Kirby pales next to this genius? Perhaps, for those who favour pap, who groove on nostalgia, who prefer a rosey tint and a safe & warm feeling of familiarity. The people who say Kirby’s writing is ‘awkward and stilted’ because it doesn’t read like Stan Lee’s hackneyed scripting. Don’t get me wrong. Kirby was human. As a writer, and as an artist, he screwed-up occasionally. But the best of his writing, alongside the overshadowing quality of his visuals, is remarkable—powerful and unique, unlike anything else.
I don’t see the Marvel period, then, as Kirby’s peak. I see it as chances missed and undermined. The best of the work he did before Marvel, in the ’40s and ’50s—romance stories such as “Different”, “Mother Delilah” from Boys’ Ranch #3—stories he wrote and drew himself—tower above almost anything he did that was polluted by Lee’s dialogue and restraining influence. The seeds of his focus on myth and science fiction, in ’50s DC mystery titles and Harvey’s Alarming Tales, further show a maturing and development that would happen with or without the Marvel years. Unlike Lee, Kirby actually read the old myths, and Shakespeare, and by contrast devoured science journals, as well as being a huge fan of movies and television. He was a sponge, endlessly interested in all kinds of material. He seldom produced superhero concepts per se on his own terms, and increasingly the slam-bam action aspects become less important. Creatively, the Marvel period did nothing for him. Financially, he was screwed. And the credits were largely a fantasy.
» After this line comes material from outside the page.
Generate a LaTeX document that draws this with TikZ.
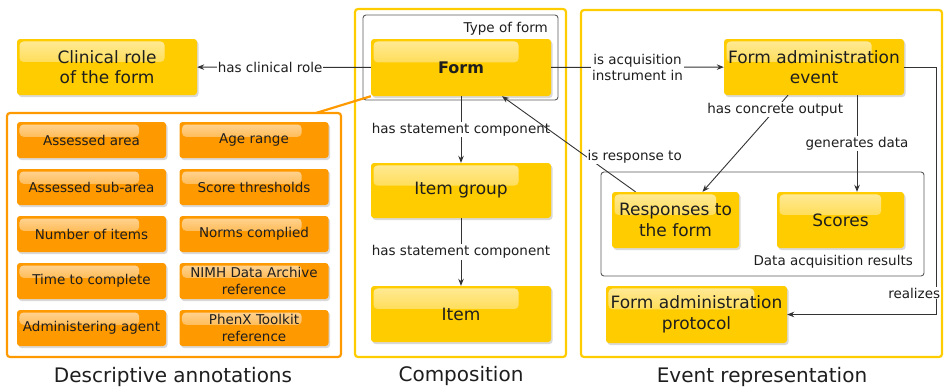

For me, Kirby’s peak was 1970-83. Until 1981, he remained stuck within the formula of the Big Two (Marvel and DC), but at least was able to negotiate some leeway that permitted relative freedom—and a wealth of beautiful work came out of it. In 1981, he finally was able to do independent, creator-owned works. Marred by erratic schedules and poor inking & production, Captain Victory and Silver Star nonetheless have much to offer—including some of Kirby’s finest writing and countless unfortgettable images. Sadly, this opportunity came a little late in the day. Kirby’s tired hands were getting shaky and, following more creative frustration and restraint at DC (albeit for good money), he retired from comics in 1985. His hands were shot. He didn’t want to continue without them (for instance, doing just scripting—besides which, his writing then, as now, was not as regarded as it deserved to be).
Kirby is my favourite cartoonist—WRITER-artist. What he achieved was remarkable in itself, but also an indictment of an industry, in terms of how poorly regarded he was as a cartoonist per se, the scandals of the credit & money situations, the thwarted ideas and possibilities. In Europe, Kirby would’ve been cherished and his pure, unique vision would’ve been given a chance to soar… without lesser hands stealing (and mutilating/diluting) his thunder.
Let’s remember Jack Kirby, then—the AUTEUR.